2026 is shaping up as a year of transition and affirmation for world athletics. With seven global competitions spread throughout the season, the calendar offers not only volume but also purpose: new formats and unprecedented venues, and a clear intention to bring the sport closer to different audiences without losing its competitive essence. More than simply a year without the Olympic Games, 2026 emerges as a laboratory of ideas and emotions.
From championships that celebrate the roots of running to events that push the boundaries of spectacle and innovation, athletics is entering a phase where narrative matters as much as performance. Established stars, enduring rivalries and new generations will coexist in a global circuit that rewards consistency, keeping the sport’s heartbeat alive week after week.

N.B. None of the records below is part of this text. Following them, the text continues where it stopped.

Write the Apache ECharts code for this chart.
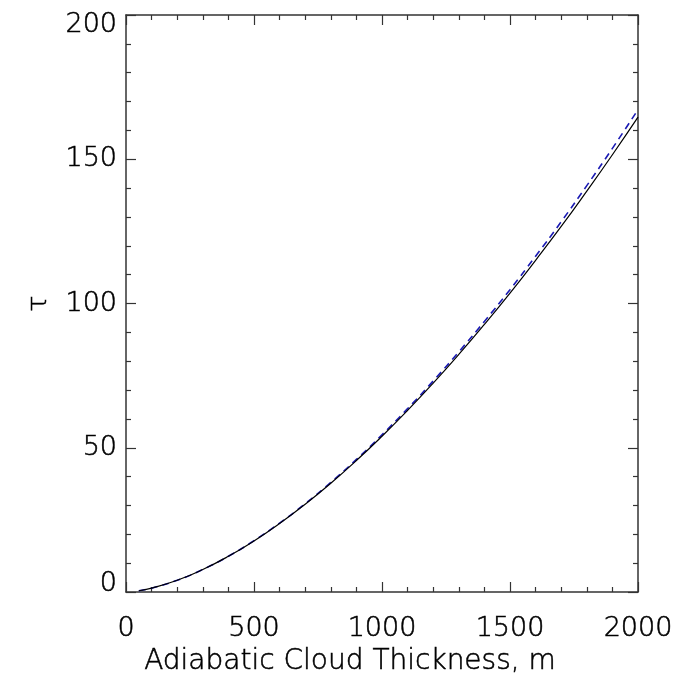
<!DOCTYPE html>
<html>
<head>
<meta charset="utf-8">
<script src="https://cdn.jsdelivr.net/npm/echarts@6/dist/echarts.min.js"></script>
<style>
  html, body { margin: 0; padding: 0; background: #fff; }
  #chart { width: 678px; height: 681px; }
</style>
</head>
<body>
<div id="chart"></div>
<script>
// Cloud thickness (m)
const thickness = [50, 100, 200, 300, 400, 500, 600, 700, 800, 900, 1000,
  1100, 1200, 1300, 1400, 1500, 1600, 1700, 1800, 1900, 2000];
// Optical depth, solid curve
const tauSolid = [0.44, 1.33, 4.06, 7.79, 12.37, 17.71, 23.75, 30.43, 37.71, 45.57, 54.0,
  62.95, 72.4, 82.33, 92.75, 103.6, 114.98, 126.7, 138.96, 151.57, 164.6];
// Optical depth, dashed curve
const tauDashed = [0.44, 1.33, 4.06, 7.79, 12.4, 17.8, 23.9, 30.6, 38.0, 45.95, 54.5,
  63.55, 73.15, 83.23, 93.8, 104.8, 116.38, 128.35, 140.86, 153.77, 167.2];

const xTicks = [0, 500, 1000, 1500, 2000];
const yTicks = [0, 50, 100, 150, 200];

// thin stroked lettering
const txt = (size) => ({
  fontFamily: 'DejaVu Sans', fontWeight: 200, fontSize: size, color: '#000',
  textBorderColor: '#000', textBorderWidth: 0.5
});
const frame = { show: true, onZero: false, lineStyle: { color: '#333', width: 1.5 } };
const majorTick = { show: true, inside: true, length: 10, lineStyle: { color: '#333', width: 1.2 } };
const minorTick = { show: true, splitNumber: 5, length: 5, lineStyle: { color: '#333', width: 1.2 } };

const pair = (xs, ys) => xs.map((x, i) => [x, ys[i]]);

const chart = echarts.init(document.getElementById('chart'), null, { renderer: 'canvas' });
chart.setOption({
  animation: false,
  backgroundColor: '#fff',
  grid: { left: 126, right: 40, top: 15, bottom: 89 },
  xAxis: [{
    type: 'value', min: xTicks[0], max: xTicks[xTicks.length - 1], interval: 500,
    position: 'bottom',
    name: 'Adiabatic Cloud Thickness, m', nameLocation: 'middle', nameGap: 46,
    nameTextStyle: Object.assign(txt(28), { padding: [0, 64, 0, 0] }),
    axisLine: frame, axisTick: majorTick, minorTick: minorTick,
    splitLine: { show: false },
    axisLabel: Object.assign(txt(27), { margin: 23, formatter: (v) => String(v) })
  }, {
    type: 'value', min: xTicks[0], max: xTicks[xTicks.length - 1], interval: 500,
    position: 'top',
    axisLine: frame, axisTick: majorTick, minorTick: minorTick,
    splitLine: { show: false }, axisLabel: { show: false }
  }],
  yAxis: [{
    type: 'value', min: yTicks[0], max: yTicks[yTicks.length - 1], interval: 50,
    position: 'left',
    name: 'τ', nameLocation: 'middle', nameGap: 74, nameRotate: 90,
    nameTextStyle: txt(27),
    axisLine: frame, axisTick: majorTick, minorTick: minorTick,
    splitLine: { show: false },
    axisLabel: Object.assign(txt(27), {
      margin: 9,
      formatter: (v) => v === yTicks[yTicks.length - 1] ? '{top|' + v + '}' : (v === yTicks[0] ? '{bot|' + v + '}' : String(v)),
      rich: {
        top: Object.assign(txt(27), { padding: [20, 0, 0, 0] }),
        bot: Object.assign(txt(27), { padding: [0, 0, 16, 0] })
      }
    })
  }, {
    type: 'value', min: yTicks[0], max: yTicks[yTicks.length - 1], interval: 50,
    position: 'right',
    axisLine: frame, axisTick: majorTick, minorTick: minorTick,
    splitLine: { show: false }, axisLabel: { show: false }
  }],
  series: [{
    type: 'line', name: 'solid', data: pair(thickness, tauSolid),
    smooth: true, showSymbol: false, clip: true,
    lineStyle: { color: '#000', width: 1.2 }, z: 3
  }, {
    type: 'line', name: 'dashed', data: pair(thickness, tauDashed),
    smooth: true, showSymbol: false, clip: true,
    lineStyle: { color: '#1a1ab4', width: 1.6, type: [7, 5] }, z: 2
  }]
});
</script>
</body>
</html>
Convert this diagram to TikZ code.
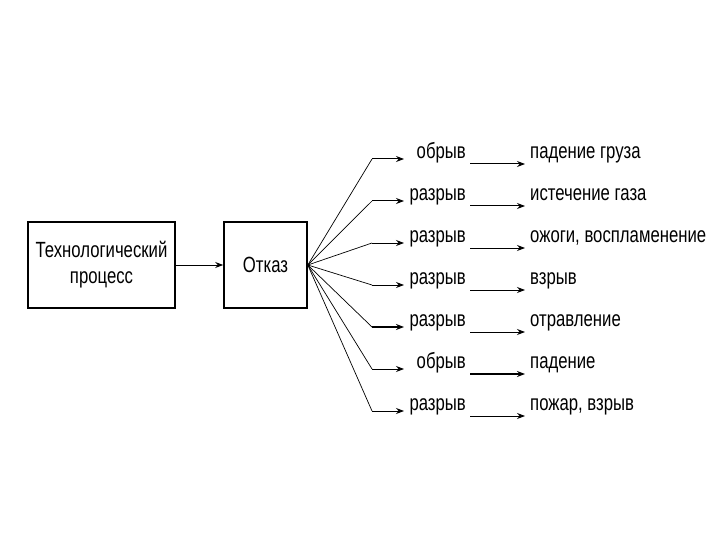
\documentclass[tikz,border=0pt]{standalone}
\usepackage{fontspec}
\setmainfont{Liberation Sans}[FakeStretch=0.76]
\usetikzlibrary{arrows.meta}

\begin{document}
\begin{tikzpicture}[x=1pt, y=-1pt, font=\fontsize{22}{26}\selectfont,
  box/.style={draw, line width=1.6pt, minimum height=86pt, align=center},
  cause/.style={anchor=south east, inner xsep=4pt, inner ysep=5pt, text depth=0pt},
  effect/.style={anchor=south west, inner xsep=5pt, inner ysep=5pt, text depth=0pt},
  arr/.style={-{Stealth[length=8pt,width=6pt]}, line width=1pt},
  fan/.style={line width=0.7pt}]
\useasboundingbox (0,0) rectangle (720,540);
% blocks
\node[box, minimum width=147pt] (tp) at (101.5,265) {Технологический\\процесс};
\node[box, minimum width=83pt] (otk) at (265.5,265) {Отказ};
\draw[arr] (tp) -- (otk);
% bends and arrow tips of the fan
\coordinate (k1) at (372,159); \coordinate (t1) at (404,159);
\coordinate (k2) at (372,201); \coordinate (t2) at (404,201);
\coordinate (k3) at (372,243); \coordinate (t3) at (404,243);
\coordinate (k4) at (372,285); \coordinate (t4) at (404,285);
\coordinate (k5) at (372,327); \coordinate (t5) at (404,327);
\coordinate (k6) at (372,369); \coordinate (t6) at (404,369);
\coordinate (k7) at (372,411); \coordinate (t7) at (404,411);
% causes
\node[cause] (c1) at (470,164) {обрыв};
\node[cause] (c2) at (470,206) {разрыв};
\node[cause] (c3) at (470,248) {разрыв};
\node[cause] (c4) at (470,290) {разрыв};
\node[cause] (c5) at (470,332) {разрыв};
\node[cause] (c6) at (470,374) {обрыв};
\node[cause] (c7) at (470,416) {разрыв};
% effects
\node[effect] (e1) at (525,164) {падение груза};
\node[effect] (e2) at (525,206) {истечение газа};
\node[effect] (e3) at (525,248) {ожоги, воспламенение};
\node[effect] (e4) at (525,290) {взрыв};
\node[effect] (e5) at (525,332) {отравление};
\node[effect] (e6) at (525,374) {падение};
\node[effect] (e7) at (525,416) {пожар, взрыв};
\path[fan]
(otk.east) edge (k1)
(otk.east) edge (k2)
(otk.east) edge (k3)
(otk.east) edge (k4)
(otk.east) edge (k5)
(otk.east) edge (k6)
(otk.east) edge (k7);
\path[arr]
(k1) edge (t1)
(k2) edge (t2)
(k3) edge (t3)
(k4) edge (t4)
(k5) edge[line width=1.6pt] (t5)
(k6) edge (t6)
(k7) edge (t7);
\path[arr]
(c1.south east) edge (e1.south west)
(c2.south east) edge (e2.south west)
(c3.south east) edge (e3.south west)
(c4.south east) edge (e4.south west)
(c5.south east) edge (e5.south west)
(c6.south east) edge[line width=1.6pt] (e6.south west)
(c7.south east) edge (e7.south west);
\end{tikzpicture}
\end{document}
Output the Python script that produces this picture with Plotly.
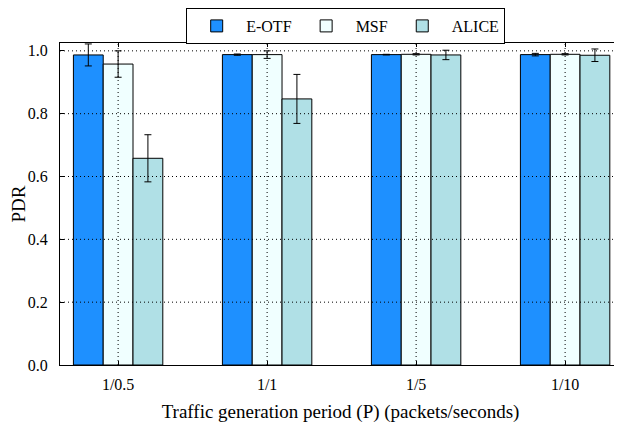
import plotly.graph_objects as go

categories = ["1/0.5", "1/1", "1/5", "1/10"]
series_names = ["E-OTF", "MSF", "ALICE"]
eotf_vals = [0.987, 0.988, 0.988, 0.988]
eotf_err = [0.035, 0.002, 0.001, 0.004]
msf_vals = [0.958, 0.988, 0.989, 0.989]
msf_err = [0.042, 0.012, 0.002, 0.002]
alice_vals = [0.658, 0.847, 0.987, 0.986]
alice_err = [0.075, 0.078, 0.015, 0.02]
colors = ["#1E90FF", "#F0FFFF", "#B0E0E6"]
y_ticks = [0.0, 0.2, 0.4, 0.6, 0.8, 1.0]

FONT = "'Liberation Serif', 'DejaVu Serif', serif"
xpos = list(range(len(categories)))
offsets = [-0.2, 0.0, 0.2]
vals = [eotf_vals, msf_vals, alice_vals]
errs = [eotf_err, msf_err, alice_err]

fig = go.Figure()
for name, v, e, c, off in zip(series_names, vals, errs, colors, offsets):
    fig.add_trace(go.Bar(
        x=[p + off for p in xpos], y=v, width=0.2, name=name,
        marker=dict(color=c, line=dict(color="black", width=1)),
        error_y=dict(type="data", array=e, visible=True, color="black", thickness=1, width=3.5),
    ))

shapes = []
for t in y_ticks[1:]:
    shapes.append(dict(type="line", xref="paper", yref="y", x0=0, x1=1, y0=t, y1=t,
                       line=dict(color="black", width=1, dash="1px,3px"), layer="above"))
for p in xpos:
    shapes.append(dict(type="line", xref="x", yref="paper", x0=p, x1=p, y0=0, y1=1,
                       line=dict(color="black", width=1, dash="1px,3px"), layer="above"))

# page body adds an 8px margin, so the figure is sized 8px smaller
fig.update_layout(
    width=614, height=415,
    margin=dict(l=52, r=1, t=35, b=58, autoexpand=False),
    paper_bgcolor="white", plot_bgcolor="white",
    font=dict(family=FONT, size=16, color="black"),
    barmode="overlay",
    showlegend=True,
    shapes=shapes,
    legend=dict(orientation="h", xref="container", yref="container",
                x=0.55, xanchor="center", y=1.0, yanchor="top",
                bordercolor="black", borderwidth=1, bgcolor="white",
                font=dict(family=FONT, size=16), itemwidth=49,
                tracegroupgap=0),
    xaxis=dict(range=[-0.39, 3.375], tickmode="array", tickvals=xpos, ticktext=categories,
               showline=True, linecolor="black", linewidth=1, mirror="ticks",
               ticks="inside", ticklen=4, tickcolor="black", showgrid=False, zeroline=False,
               ticklabelstandoff=5,
               title=dict(text="Traffic generation period (P) (packets/seconds)", standoff=14),
               layer="above traces", automargin=False),
    yaxis=dict(range=[0, 1.025], tickmode="array", tickvals=y_ticks,
               ticktext=[f"{t:.1f}" for t in y_ticks],
               showline=True, linecolor="black", linewidth=1, mirror="ticks",
               ticks="inside", ticklen=4, tickcolor="black", showgrid=False, zeroline=False,
               ticklabelstandoff=8,
               title=dict(text="PDR", standoff=6), layer="above traces", automargin=False),
)
fig.write_html("out.html")
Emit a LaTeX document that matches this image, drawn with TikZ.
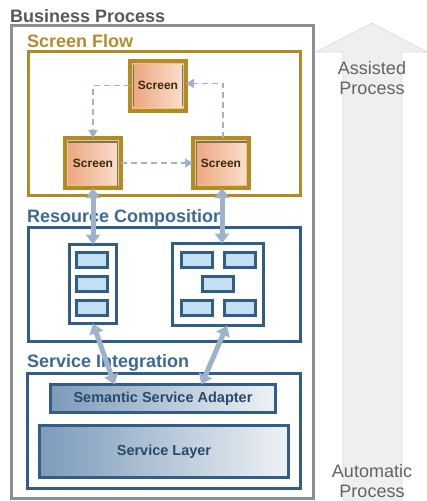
\documentclass[tikz,border=0pt]{standalone}
\usepackage{fontspec}
\setmainfont{Liberation Sans}
\usetikzlibrary{arrows.meta,calc}
\definecolor{gold}{HTML}{B38B22}
\definecolor{goldtext}{HTML}{B08E2E}
\definecolor{goldlight}{HTML}{E2C88A}
\definecolor{navy}{HTML}{325E86}
\definecolor{navytext}{HTML}{3D6A95}
\definecolor{barfill}{HTML}{C2E0F4}
\definecolor{outergray}{HTML}{8E8E8E}
\definecolor{arrowblue}{HTML}{9DB2CC}
\definecolor{dashblue}{HTML}{A9BACE}
\definecolor{peachdark}{HTML}{ECA37A}
\definecolor{peachlight}{HTML}{FBE2D2}
\definecolor{servleft}{HTML}{7C9ABA}
\definecolor{servright}{HTML}{EEF2F6}
\definecolor{bigarrow}{HTML}{EFEFEF}
\definecolor{bigarrowline}{HTML}{DEDEDE}
\definecolor{sidetext}{HTML}{636363}
\definecolor{screentext}{HTML}{3A2A14}
\definecolor{screenline}{HTML}{7A7460}
\begin{document}
\begin{tikzpicture}[x=1pt,y=-1pt,
  box/.style={draw, inner sep=0pt, outer sep=0pt},
  screenbox/.style={box, draw=gold, line width=4pt, left color=peachdark, right color=peachlight,
     minimum width=56pt, minimum height=50pt, font=\fontsize{12}{14}\selectfont\bfseries, text=screentext},
  groupbox/.style={box, line width=3pt, fill=white},
  panel/.style={box, draw=navy, line width=3pt, fill=white},
  bar/.style={box, draw=navy, line width=3pt, fill=barfill, minimum width=31pt, minimum height=15pt},
  servbox/.style={box, draw=navy, line width=3pt, left color=servleft, right color=servright,
     font=\fontsize{14.5}{16}\selectfont\bfseries, text=navy!80!black},
  label/.style={anchor=base west, inner sep=0pt, font=\fontsize{18}{20}\selectfont\bfseries},
  sidelabel/.style={anchor=base, inner sep=0pt, font=\fontsize{18}{20}\selectfont, text=sidetext},
  innerline/.style={draw=screenline, line width=1.1pt},
  rimline/.style={draw=goldlight, line width=0.7pt},
  flow/.style={draw=dashblue, line width=1.6pt, dash pattern=on 6pt off 4pt,
     -{Triangle[width=9pt,length=8pt]}, arrowblue},
  link/.style={draw=arrowblue, line width=5pt,
     {Triangle[width=14pt,length=10pt]}-{Triangle[width=14pt,length=10pt]}}
]
\useasboundingbox (0,0) rectangle (427,501);
\fill[white] (0,0) rectangle (427,501);

% big side arrow
\filldraw[fill=bigarrow, draw=bigarrowline, line width=0.8pt]
  (343,500) -- (343,52) -- (316,52) -- (372,23) -- (427,52) -- (402,52) -- (402,500) -- cycle;
\node[sidelabel] (as1) at (372,74) {Assisted};
\node[sidelabel] (as2) at (372,94) {Process};
\node[sidelabel] (au1) at (372,477) {Automatic};
\node[sidelabel] (au2) at (372,497) {Process};

% outer business process box
\node[box, draw=outergray, line width=3pt, minimum width=302pt, minimum height=473pt] (bp) at (162.5,261.5) {};
\node[label, text=black!65] (bpl) at (10,22) {Business Process};

% screen flow
\node[groupbox, draw=gold, line width=3.5pt, minimum width=272pt, minimum height=144pt] (sf) at (164.5,123.5) {};
\node[label, text=goldtext] (sfl) at (27,47) {Screen Flow};
\node[screenbox] (ts) at (158,85.5) {Screen};
\node[screenbox] (ls) at (93,163) {Screen};
\node[screenbox] (rs) at (221,163) {Screen};
% light rim inside the screen frames
\foreach \s in {ts,ls,rs}
  \draw[rimline] ($(\s.south west)+(2.4,-2.4)$) rectangle ($(\s.north east)+(-2.4,2.4)$);
% inner lines of screens
\draw[innerline] (133.5,65) -- (133.5,106);
\draw[innerline] (182.5,65) -- (182.5,106);
\draw[innerline] (68,142) -- (117.5,142) -- (117.5,187);
\draw[innerline] (247,142) -- (196.5,142) -- (196.5,187);

% screen flow connectors
\coordinate (tsr) at ($(ts.east)+(0,-2)$);
\draw[flow] (ts.west) -| (ls.north);
\draw[flow] (ls.east) -- (rs.west);
\draw[flow] (rs.north -| 223,0) |- (tsr);

% resource composition
\node[groupbox, draw=navy, minimum width=272pt, minimum height=114pt] (rc) at (164.5,284.5) {};
\node[label, text=navytext] (rcl) at (27,222) {Resource Composition};
\node[panel, minimum width=47pt, minimum height=79pt] (lp) at (93,284) {};
\node[panel, minimum width=91pt, minimum height=82pt] (rp) at (218,284.5) {};
\node[bar] (b1) at (91.5,260) {};
\node[bar] (b2) at (91.5,284) {};
\node[bar] (b3) at (91.5,307.5) {};
\node[bar] (b4) at (196.5,260) {};
\node[bar] (b5) at (239.5,260) {};
\node[bar] (b6) at (218,284) {};
\node[bar] (b7) at (196.5,307.5) {};
\node[bar] (b8) at (239.5,307.5) {};

% service integration
\node[groupbox, draw=navy, minimum width=273pt, minimum height=115pt] (si) at (164,431) {};
\node[label, text=navytext] (sil) at (27,367) {Service Integration};
\node[servbox, minimum width=225pt, minimum height=28pt] (ssa) at (163,398.5) {Semantic Service Adapter};
\node[servbox, minimum width=249pt, minimum height=52pt] (sl) at (164,451.5) {Service Layer};

% vertical links
\coordinate (ra) at ($(rs.south)+(1,0)$);
\draw[link] (ls.south) -- (ls.south |- lp.north);
\draw[link] (ra) -- (ra |- rp.north);
\coordinate (la2) at ($(ssa.north west)+(64,0)$);
\coordinate (ra1) at ($(rp.south)+(9,0)$);
\coordinate (ra2) at ($(ssa.north west)+(151,0)$);
\draw[link] (lp.south) -- (la2);
\draw[link] (ra1) -- (ra2);
\end{tikzpicture}
\end{document}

A calendar that blends tradition and innovation
One of the major highlights will be the World Athletics Ultimate Championship, a concept that brings together the sport’s biggest stars in a direct, high-stakes format, designed to crown excellence sustained across an entire season. With significant prize money and constant head-to-head battles, this championship aims to redefine how athletics presents itself to the world, betting on intensity and narrative continuity.
In contrast to this forward-looking vision, the World Cross Country Championships in Tallahassee will refocus attention on the sport’s purest roots. On a demanding course shared by track stars, road runners and emerging talents, the event will celebrate endurance and resilience as universal languages of running. Added to this will be events such as the World Indoor Championships in Kujawy Pomorze and the World Relays in Gaborone, bringing speed, technical excellence and a powerful emotional element tied to national pride.
Figures, rivalries and the season’s ongoing pulse
2026 will also provide fertile ground for records to continue falling. Mondo Duplantis embodies the constant pursuit of the impossible in pole vault, and his progression raises an open question about human limits. That same ambition could extend to other disciplines throughout the year, in a season that invites records to be seen not as exceptions, but as horizons.
Rivalries will add depth to that narrative: the potential next chapter between Faith Kipyegon and Beatrice Chebet in distance events, the ongoing challenge between Oblique Seville and Noah Lyles in the sprints, or Femke Bol’s exploration of the 800 metres against Keely Hodgkinson. All of this will coexist with future-focused championships such as the World U20 Championships in Oregon, and one-day circuits —the Diamond League and Continental Tour— that sustain competitive tension across a truly global season.